CHAOS I. DIRECT CHEMICAL ABUNDANCES FOR H II REGIONS IN NGC 628

The CHemical Abundances of Spirals (CHAOS) project leverages the combined power of the Large Binocular Telescope (LBT) with the broad spectral range and sensitivity of the Multi Object Double Spectrograph (MODS) to measure direct abundances (based on observations of the temperature-sensitive auroral lines) in large samples of H II regions in spiral galaxies. We present LBT MODS observations of 62 H II regions in the nearby spiral galaxy NGC 628, with an unprecedentedly large number of auroral lines measurements (18 [O III]lambda 4363, 29 [N II]lambda 5755, 40 [S III]lambda 6312, and 40 [O II]lambda lambda 7320, 7330 detections) in 45 H II regions. Comparing derived temperatures from multiple auroral line measurements, we find: (1) a strong correlation between temperatures based on [S III]lambda 6312 and [N II]lambda 5755; and (2) large discrepancies for some temperatures based on [O II]lambda lambda 7320, 7330 and [O III]lambda 4363. Both of these trends are consistent with other observations in the literature, yet, given the widespread use and acceptance of [O III]lambda 4363 as a temperature determinant, the magnitude of the T[O III] discrepancies still came as a surprise.
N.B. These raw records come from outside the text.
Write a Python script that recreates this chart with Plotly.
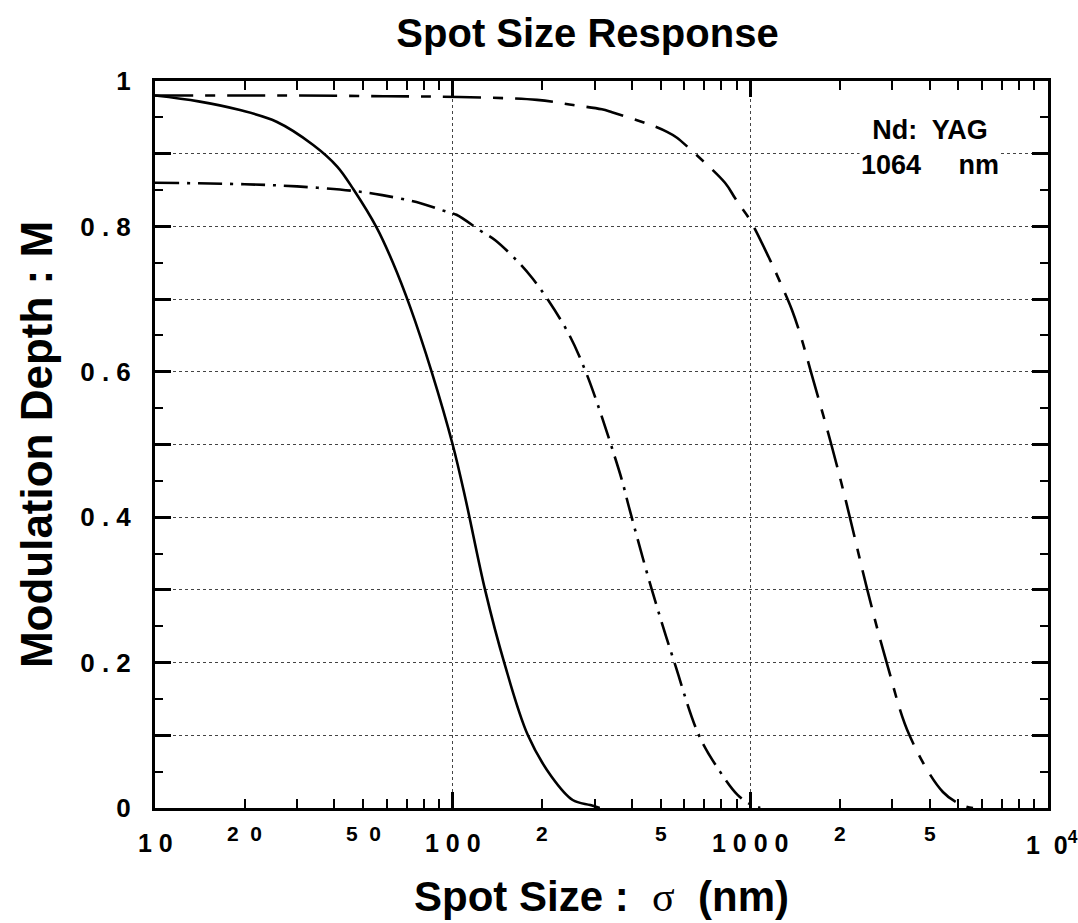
import math
import plotly.graph_objects as go

# ---- data ----
solid_x = [10, 14, 19.3, 25.6, 34, 41, 46.4, 55.6, 63, 72, 85, 100, 110.6, 128.5, 149, 179, 215, 253, 290, 312]
solid_y = [0.980, 0.972, 0.960, 0.944, 0.912, 0.882, 0.851, 0.798, 0.750, 0.689, 0.600, 0.500, 0.424, 0.300, 0.200, 0.100, 0.043, 0.011, 0.004, 0.0]

dashdot_x = [10, 20, 30, 46, 58, 78, 95.7, 103, 124, 139, 166, 185, 209, 247, 280, 310, 340, 371, 391, 467, 556, 672, 791, 906, 1000, 1080]
dashdot_y = [0.860, 0.858, 0.855, 0.849, 0.843, 0.832, 0.820, 0.816, 0.794, 0.781, 0.751, 0.729, 0.699, 0.650, 0.600, 0.550, 0.500, 0.450, 0.414, 0.300, 0.200, 0.100, 0.050, 0.018, 0.005, 0.0]

dash_x = [10, 30, 60, 105, 192, 254, 317, 343, 460, 525, 567, 617, 822, 888, 937, 997, 1164, 1257, 1380, 1480, 1598, 1871, 2104, 2472, 2871, 3425, 4436, 5200, 5600]
dash_y = [0.980, 0.980, 0.979, 0.978, 0.974, 0.967, 0.961, 0.957, 0.940, 0.930, 0.922, 0.909, 0.860, 0.839, 0.825, 0.809, 0.754, 0.724, 0.685, 0.648, 0.600, 0.500, 0.419, 0.300, 0.200, 0.100, 0.022, 0.003, 0.0]

y_tick_vals = [0, 0.1, 0.2, 0.3, 0.4, 0.5, 0.6, 0.7, 0.8, 0.9, 1.0]
y_tick_text = ["0", "", "0 . 2", "", "0 . 4", "", "0 . 6", "", "0 . 8", "", "1"]

x_major_vals = [10, 100, 1000, 10000]
x_major_text = ["1 0", "1 0 0", "1 0 0 0", "1  0<sup>4</sup>"]
x_minor_label_vals = [20, 50, 200, 500, 2000, 4000]
x_minor_label_text = ["2  0", "5  0", "2", "5", "2", "5"]
x_minor_tick_vals = [v * d for d in (10, 100, 1000) for v in range(2, 10)]

FONT = "Liberation Sans, Arial, Helvetica, sans-serif"

fig = go.Figure()
fig.add_trace(go.Scatter(x=solid_x, y=solid_y, mode="lines",
                         line=dict(color="black", width=2.6, shape="spline", smoothing=1.0), showlegend=False))
fig.add_trace(go.Scatter(x=dashdot_x, y=dashdot_y, mode="lines",
                         line=dict(color="black", width=2.6, shape="spline", smoothing=1.0, dash="24px,8px,3px,8px"), showlegend=False))
fig.add_trace(go.Scatter(x=dash_x, y=dash_y, mode="lines",
                         line=dict(color="black", width=2.6, shape="spline", smoothing=1.0, dash="38px,12px,10px,12px"), showlegend=False))

annotations = []
major_shift = {10: 0, 100: 0, 1000: 0, 10000: 4}
for v, t in zip(x_major_vals, x_major_text):
    annotations.append(dict(x=math.log10(v), y=0, xref="x", yref="paper", text=t, showarrow=False,
                            xanchor="center", yanchor="middle", yshift=-35, xshift=major_shift[v],
                            font=dict(family=FONT, size=25, color="black", weight="bold")))
for v, t in zip(x_minor_label_vals, x_minor_label_text):
    annotations.append(dict(x=math.log10(v), y=0, xref="x", yref="paper", text=t, showarrow=False,
                            xanchor="center", yanchor="middle", yshift=-25,
                            font=dict(family=FONT, size=21, color="black", weight="bold")))

# in-plot label
annotations.append(dict(x=0.868, y=0.909, xref="paper", yref="paper", showarrow=False, align="center",
                        xanchor="center", yanchor="middle", bgcolor="white", borderpad=1,
                        text="Nd:  YAG<br>1064     nm", font=dict(family=FONT, size=27, color="black", weight="bold")))

# x-axis title
annotations.append(dict(x=0.5, y=0, xref="paper", yref="paper", showarrow=False, xanchor="center", yanchor="middle", yshift=-88,
                        text="Spot Size :  <span style='font-family:Liberation Serif;font-weight:normal'>σ</span>  (nm)",
                        font=dict(family=FONT, size=42, color="black", weight="bold")))

fig.update_layout(
    width=1078, height=923,
    margin=dict(l=155, r=30, t=81, b=115),
    paper_bgcolor="white", plot_bgcolor="white",
    title=dict(text="Spot Size Response", x=0.545, xanchor="center", y=0.964, yanchor="middle",
               font=dict(family=FONT, size=40, color="black", weight="bold")),
    annotations=annotations,
    xaxis=dict(type="log", range=[1, 4], tickvals=x_major_vals, showticklabels=False,
               ticks="inside", ticklen=16, tickwidth=2.5, tickcolor="black",
               minor=dict(ticks="inside", ticklen=9, tickwidth=2, tickcolor="black", tickvals=x_minor_tick_vals, showgrid=False),
               showline=True, linewidth=3, linecolor="black", mirror="ticks",
               showgrid=True, gridcolor="#444", gridwidth=1, griddash="dot", zeroline=False),
    yaxis=dict(range=[0, 1], tickvals=y_tick_vals, ticktext=y_tick_text,
               ticks="inside", ticklen=16, tickwidth=2.5, tickcolor="black",
               minor=dict(ticks="inside", ticklen=8, tickwidth=2, tickcolor="black", dtick=0.05, tick0=0, showgrid=False),
               showline=True, linewidth=3, linecolor="black", mirror="ticks",
               showgrid=True, gridcolor="#444", gridwidth=1, griddash="dot", zeroline=False,
               tickfont=dict(family=FONT, size=26, color="black", weight="bold"), ticklabelstandoff=16,
               title=dict(text="Modulation Depth : M", font=dict(family=FONT, size=44, color="black", weight="bold"), standoff=14)),
)

fig.write_html("out.html")
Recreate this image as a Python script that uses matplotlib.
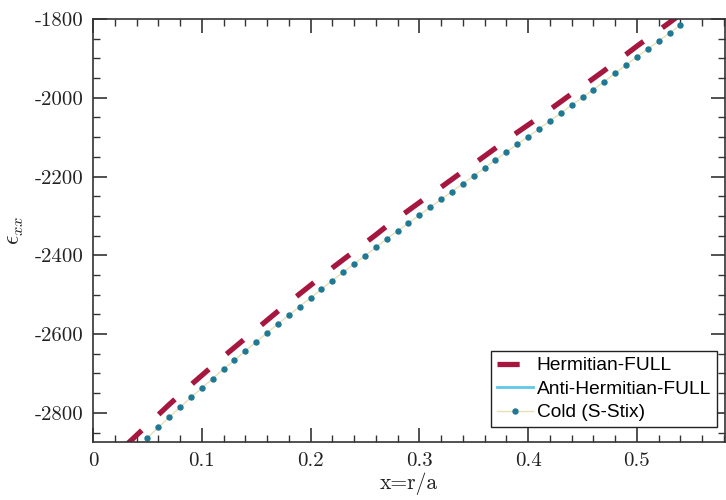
import matplotlib
matplotlib.use("Agg")
import matplotlib.pyplot as plt
from matplotlib.ticker import MultipleLocator

# cold plasma (S-Stix) sampled every 0.01 in r/a
cold_x = [0.05, 0.06, 0.07, 0.08, 0.09, 0.10, 0.11, 0.12, 0.13, 0.14,
          0.15, 0.16, 0.17, 0.18, 0.19, 0.20, 0.21, 0.22, 0.23, 0.24,
          0.25, 0.26, 0.27, 0.28, 0.29, 0.30, 0.31, 0.32, 0.33, 0.34,
          0.35, 0.36, 0.37, 0.38, 0.39, 0.40, 0.41, 0.42, 0.43, 0.44,
          0.45, 0.46, 0.47, 0.48, 0.49, 0.50, 0.51, 0.52, 0.53, 0.54]
cold_eps = [-2863, -2837, -2811, -2786, -2761, -2737, -2713, -2689, -2666, -2643,
            -2620, -2597, -2574, -2552, -2530, -2508, -2486, -2464, -2443, -2422,
            -2401, -2380, -2358, -2338, -2318, -2298, -2278, -2258, -2238, -2218,
            -2198, -2178, -2158, -2138, -2118, -2099, -2079, -2059, -2039, -2019,
            -1999, -1979, -1959, -1938, -1917, -1896, -1876, -1856, -1836, -1815]

herm_x = [0.03, 0.04] + cold_x
herm_eps = [-2883, -2857, -2831, -2805, -2779, -2754, -2729, -2705, -2681, -2657,
            -2634, -2611, -2588, -2565, -2542, -2520, -2498, -2476, -2454, -2432,
            -2411, -2390, -2369, -2348, -2326, -2306, -2286, -2266, -2246, -2227,
            -2207, -2187, -2168, -2148, -2128, -2108, -2088, -2069, -2050, -2030,
            -2010, -1990, -1971, -1951, -1931, -1910, -1890, -1869, -1849, -1829,
            -1809, -1788]

# anti-hermitian part stays near zero, off the visible range
anti_x = [0.0, 0.58]
anti_eps = [0.0, 0.0]

xticks = [0, 0.1, 0.2, 0.3, 0.4, 0.5]
xtick_labels = ["0", "0.1", "0.2", "0.3", "0.4", "0.5"]
yticks = [-2800, -2600, -2400, -2200, -2000, -1800]
ytick_labels = ["-2800", "-2600", "-2400", "-2200", "-2000", "-1800"]

plt.rcParams["font.family"] = "cmr10"
plt.rcParams["mathtext.fontset"] = "cm"
plt.rcParams["axes.unicode_minus"] = False

fig = plt.figure(figsize=(7.26, 5.0), dpi=100)
ax = fig.add_axes([93 / 726, 58 / 500, 632 / 726, 423 / 500])

ax.plot(herm_x, herm_eps, color="#a6173f", lw=3.8, dashes=(4.2, 4.4),
        dash_capstyle="butt", label="Hermitian-FULL")
ax.plot(anti_x, anti_eps, color="#5ec8ea", lw=2.0, label="Anti-Hermitian-FULL")
ax.plot(cold_x, cold_eps, color="#e6e0b4", lw=1.0, marker="o", ms=3.6,
        mfc="#1f7894", mec="#1f7894", label="Cold (S-Stix)")

ax.set_xlim(0, 0.581)
ax.set_ylim(-2874, -1800)
ax.xaxis.set_minor_locator(MultipleLocator(0.02))
ax.yaxis.set_minor_locator(MultipleLocator(50))
ax.set_xticks(xticks)
ax.set_xticklabels(xtick_labels)
ax.set_yticks(yticks)
ax.set_yticklabels(ytick_labels)

ax.tick_params(which="both", direction="in", top=True, right=True,
               colors="#333333", labelcolor="#222222", labelsize=15, pad=7)
ax.tick_params(which="major", length=10, width=1.2)
ax.tick_params(which="minor", length=5, width=1.0)
for sp in ax.spines.values():
    sp.set_color("#333333")
    sp.set_linewidth(1.2)

ax.set_xlabel("x=r/a", fontsize=15.5, color="#222222", labelpad=2)
ax.set_ylabel(r"$\epsilon_{xx}$", fontsize=17, color="#222222")
ax.yaxis.set_label_coords(-0.106, 0.5)

leg = ax.legend(loc="lower right", bbox_to_anchor=(0.987, 0.035), borderaxespad=0,
                prop={"family": "Liberation Sans", "size": 13.8},
                handlelength=1.9, handletextpad=0.2, labelspacing=0.32,
                borderpad=0.3, fancybox=False, framealpha=1)
leg.get_frame().set_edgecolor("#222222")
leg.get_frame().set_linewidth(1.0)

fig.savefig("out.png", dpi=100)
Based on these results, we conduct a uniform abundance analysis prioritizing the temperatures derived from [S III]lambda 6312 and [N II]lambda 5755, and report the gas-phase abundance gradients for NGC 628. Relative abundances of S/O, Ne/O, and Ar/O are constant across the galaxy, consistent with no systematic change in the upper IMF over the sampled range in metallicity. These alpha-element ratios, along with N/O, all show small dispersions (sigma similar to 0.1 dex) over 70% of the azimuthally averaged radius. We interpret these results as an indication that, at a given radius, the interstellar medium in NGC 628 is chemically well-mixed. Unlike the gradients in the nearly temperature-independent relative abundances, O/H abundances have a larger intrinsic dispersion of similar to 0.165 dex. We posit that this dispersion represents an upper limit to the true dispersion in O/H at a given radius and that some of that dispersion is due to systematic uncertainties arising from temperature measurements.